## What to produce
Write out the material exactly, with the pictures left out.

## Material

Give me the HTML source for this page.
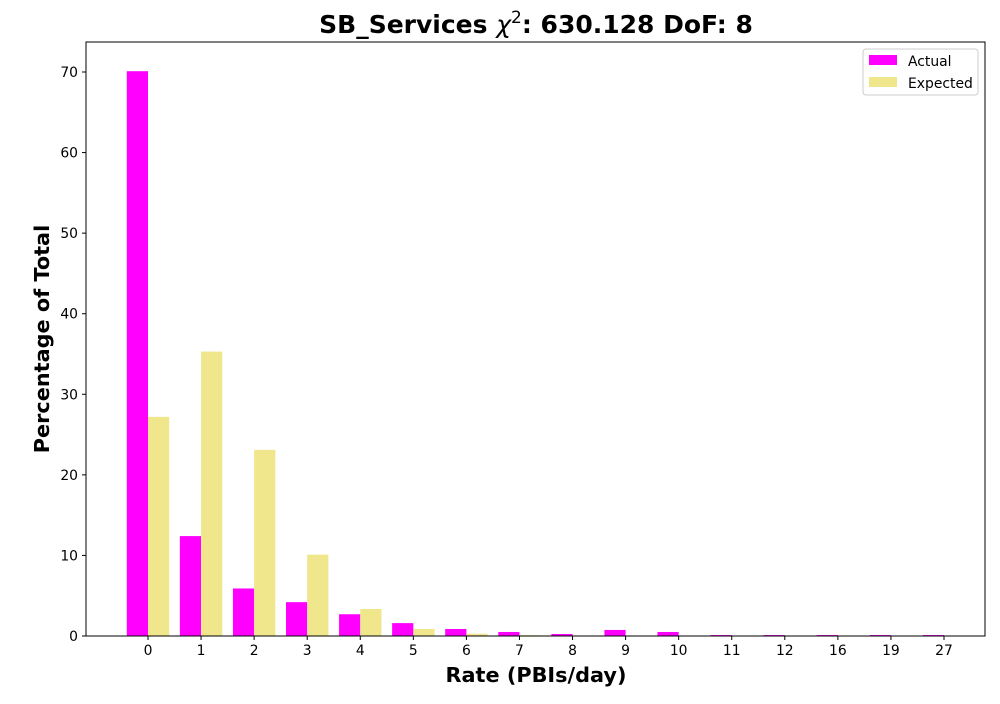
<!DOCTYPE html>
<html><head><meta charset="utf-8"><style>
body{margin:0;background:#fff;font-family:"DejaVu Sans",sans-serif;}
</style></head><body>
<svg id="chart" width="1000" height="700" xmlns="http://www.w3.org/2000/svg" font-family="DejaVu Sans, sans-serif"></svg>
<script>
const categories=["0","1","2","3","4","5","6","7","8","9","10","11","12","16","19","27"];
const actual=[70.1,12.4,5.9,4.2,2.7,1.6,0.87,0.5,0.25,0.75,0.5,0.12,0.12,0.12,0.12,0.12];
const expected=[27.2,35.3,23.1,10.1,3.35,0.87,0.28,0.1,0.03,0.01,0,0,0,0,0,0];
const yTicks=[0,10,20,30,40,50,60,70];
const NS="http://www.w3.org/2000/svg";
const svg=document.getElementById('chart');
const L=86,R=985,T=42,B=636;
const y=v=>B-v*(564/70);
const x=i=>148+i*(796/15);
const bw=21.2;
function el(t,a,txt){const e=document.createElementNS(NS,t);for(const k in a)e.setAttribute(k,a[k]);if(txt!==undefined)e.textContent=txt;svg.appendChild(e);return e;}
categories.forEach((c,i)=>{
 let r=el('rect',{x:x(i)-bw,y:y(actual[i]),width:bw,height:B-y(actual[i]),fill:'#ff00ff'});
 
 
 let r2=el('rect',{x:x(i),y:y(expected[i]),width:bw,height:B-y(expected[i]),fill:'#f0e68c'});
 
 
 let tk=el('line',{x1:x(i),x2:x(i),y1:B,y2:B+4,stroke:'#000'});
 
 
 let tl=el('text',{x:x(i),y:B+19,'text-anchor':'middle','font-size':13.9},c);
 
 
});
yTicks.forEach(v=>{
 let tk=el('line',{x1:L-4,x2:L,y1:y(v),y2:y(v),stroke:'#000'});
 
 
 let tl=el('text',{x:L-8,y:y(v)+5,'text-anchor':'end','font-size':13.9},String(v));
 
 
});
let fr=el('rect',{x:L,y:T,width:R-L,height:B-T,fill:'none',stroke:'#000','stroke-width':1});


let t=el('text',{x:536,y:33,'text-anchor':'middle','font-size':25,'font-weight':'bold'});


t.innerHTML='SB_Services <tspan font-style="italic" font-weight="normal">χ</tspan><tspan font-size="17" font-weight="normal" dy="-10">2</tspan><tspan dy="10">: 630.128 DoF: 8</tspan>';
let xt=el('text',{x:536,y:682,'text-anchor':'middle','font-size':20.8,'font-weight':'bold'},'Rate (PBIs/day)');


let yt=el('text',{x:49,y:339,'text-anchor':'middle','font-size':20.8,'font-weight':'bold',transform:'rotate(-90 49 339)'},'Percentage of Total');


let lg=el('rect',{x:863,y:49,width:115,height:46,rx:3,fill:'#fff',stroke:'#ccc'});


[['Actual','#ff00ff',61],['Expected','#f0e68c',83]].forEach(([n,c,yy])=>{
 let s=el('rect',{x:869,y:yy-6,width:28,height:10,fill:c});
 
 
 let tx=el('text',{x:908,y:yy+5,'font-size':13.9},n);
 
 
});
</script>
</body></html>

## Problem solution
Give me the HTML source for this page.
<!DOCTYPE html>
<html><head><meta charset="utf-8"><style>
body{margin:0;background:#fff;font-family:"DejaVu Sans",sans-serif;}
</style></head><body>
<svg id="chart" width="1000" height="700" xmlns="http://www.w3.org/2000/svg" font-family="DejaVu Sans, sans-serif"></svg>
<script>
const categories=["0","1","2","3","4","5","6","7","8","9","10","11","12","16","19","27"];
const actual=[70.1,12.4,5.9,4.2,2.7,1.6,0.87,0.5,0.25,0.75,0.5,0.12,0.12,0.12,0.12,0.12];
const expected=[27.2,35.3,23.1,10.1,3.35,0.87,0.28,0.1,0.03,0.01,0,0,0,0,0,0];
const yTicks=[0,10,20,30,40,50,60,70];
const NS="http://www.w3.org/2000/svg";
const svg=document.getElementById('chart');
const L=86,R=985,T=42,B=636;
const y=v=>B-v*(564/70);
const x=i=>148+i*(796/15);
const bw=21.2;
function el(t,a,txt){const e=document.createElementNS(NS,t);for(const k in a)e.setAttribute(k,a[k]);if(txt!==undefined)e.textContent=txt;svg.appendChild(e);return e;}
categories.forEach((c,i)=>{
 let r=el('rect',{x:x(i)-bw,y:y(actual[i]),width:bw,height:B-y(actual[i]),fill:'#ff00ff'});
 
 
 let r2=el('rect',{x:x(i),y:y(expected[i]),width:bw,height:B-y(expected[i]),fill:'#f0e68c'});
 
 
 let tk=el('line',{x1:x(i),x2:x(i),y1:B,y2:B+4,stroke:'#000'});
 
 
 let tl=el('text',{x:x(i),y:B+19,'text-anchor':'middle','font-size':13.9},c);
 
 
});
yTicks.forEach(v=>{
 let tk=el('line',{x1:L-4,x2:L,y1:y(v),y2:y(v),stroke:'#000'});
 
 
 let tl=el('text',{x:L-8,y:y(v)+5,'text-anchor':'end','font-size':13.9},String(v));
 
 
});
let fr=el('rect',{x:L,y:T,width:R-L,height:B-T,fill:'none',stroke:'#000','stroke-width':1});


let t=el('text',{x:536,y:33,'text-anchor':'middle','font-size':25,'font-weight':'bold'});


t.innerHTML='SB_Services <tspan font-style="italic" font-weight="normal">χ</tspan><tspan font-size="17" font-weight="normal" dy="-10">2</tspan><tspan dy="10">: 630.128 DoF: 8</tspan>';
let xt=el('text',{x:536,y:682,'text-anchor':'middle','font-size':20.8,'font-weight':'bold'},'Rate (PBIs/day)');


let yt=el('text',{x:49,y:339,'text-anchor':'middle','font-size':20.8,'font-weight':'bold',transform:'rotate(-90 49 339)'},'Percentage of Total');


let lg=el('rect',{x:863,y:49,width:115,height:46,rx:3,fill:'#fff',stroke:'#ccc'});


[['Actual','#ff00ff',61],['Expected','#f0e68c',83]].forEach(([n,c,yy])=>{
 let s=el('rect',{x:869,y:yy-6,width:28,height:10,fill:c});
 
 
 let tx=el('text',{x:908,y:yy+5,'font-size':13.9},n);
 
 
});
</script>
</body></html>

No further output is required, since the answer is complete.